De la part de Nanni Moretti, sur un tel sujet, on pouvait s'attendre à une satire très critique, à la manière de ce qu'il avait fait (ou voulu faire...) dans Le Caïman, tableau de la société italienne sous Berlusconi. Mais cet Habemus papam n'a rien d'un pamphlet anticlérical. Le réalisateur revient au thème de la religion, vingt-six ans après La Messe est finie, et choisit un ton assez proche, cocasse et doux-amer, l'aspect comique étant ici plus développé. La Messe est finie présentait la désillusion d'un curé ayant perdu tous ses repères dans le monde contemporain et perdant peu à peu sa foi en l'homme. Dans un autre cadre, celui du Vatican, Habemus papam présente aussi un homme perdu, dont les repères quotidiens disparaissent alors qu'il est appelé aux plus hautes fonctions pontificales. Il ne perd pas sa foi en l'homme, ni sa foi tout court, mais sa foi en lui, soudain incapable d'agir, écrasé par le poids de sa mission et de ses responsabilités. Crise personnelle et crise du pouvoir : comment assumer tout un passé et ouvrir la voie de l'avenir ? Comment être guide après avoir été toujours guidé ? Quelle est la part de liberté individuelle dans un mouvement collectif ?
Nanni Moretti croque le portrait d'un homme commun et tourmenté, avec tendresse et sensibilité. Jamais il ne se moque de lui. Son regard amusé se porte davantage sur les conséquences de ses tergiversations : désordre au Vatican, jeux de communication tout empreints de mensonges... De la séquence inaugurale du vote, mise en scène comme une séquence de classe d'école, au tournoi de volley organisé dans la cour (de récréation), en passant par la fugue (du premier de la classe), le réalisateur s'amuse à dépeindre ce petit monde comme un monde de grands enfants. Il se fait plus ironique lorsqu'il évoque les journalistes et leur traitement creux d'informations creuses, ou encore les psychanalystes (thème fétiche depuis longtemps), prétentieux, prompts à appliquer des grilles d'analyse toutes faites... L'immersion forcée de l'un d'entre eux, interprété par Moretti lui-même, en terres religieuses est assez jubilatoire.

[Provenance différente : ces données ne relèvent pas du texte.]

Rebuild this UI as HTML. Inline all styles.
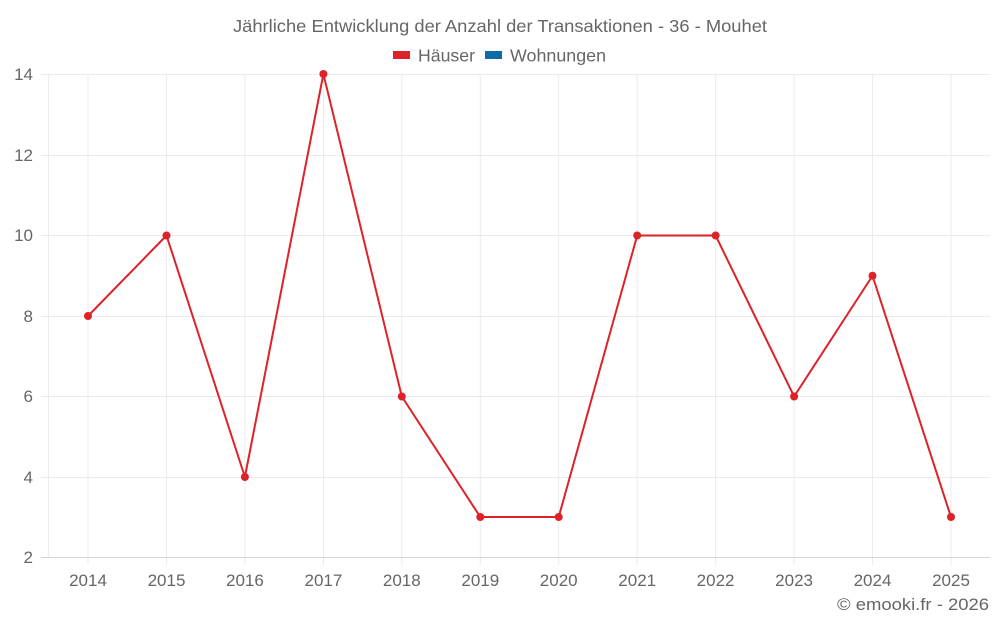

Au final, Habemus papam n'est certes pas parfait (il y a quelques longueurs, notamment lors de la fameuse partie de volley), mais s'impose par son originalité. Le film permet aussi à Michel Piccoli de montrer, une nouvelle fois, l'immensité de son talent. Son jeu est d'une subtilité impressionnante. Ce qu'il parvient à exprimer en un gros plan de quelques secondes, au moment où son personnage apprend qu'il est élu (mélange d'incrédulité, d'émotion, de joie et d'angoisse), est fabuleux.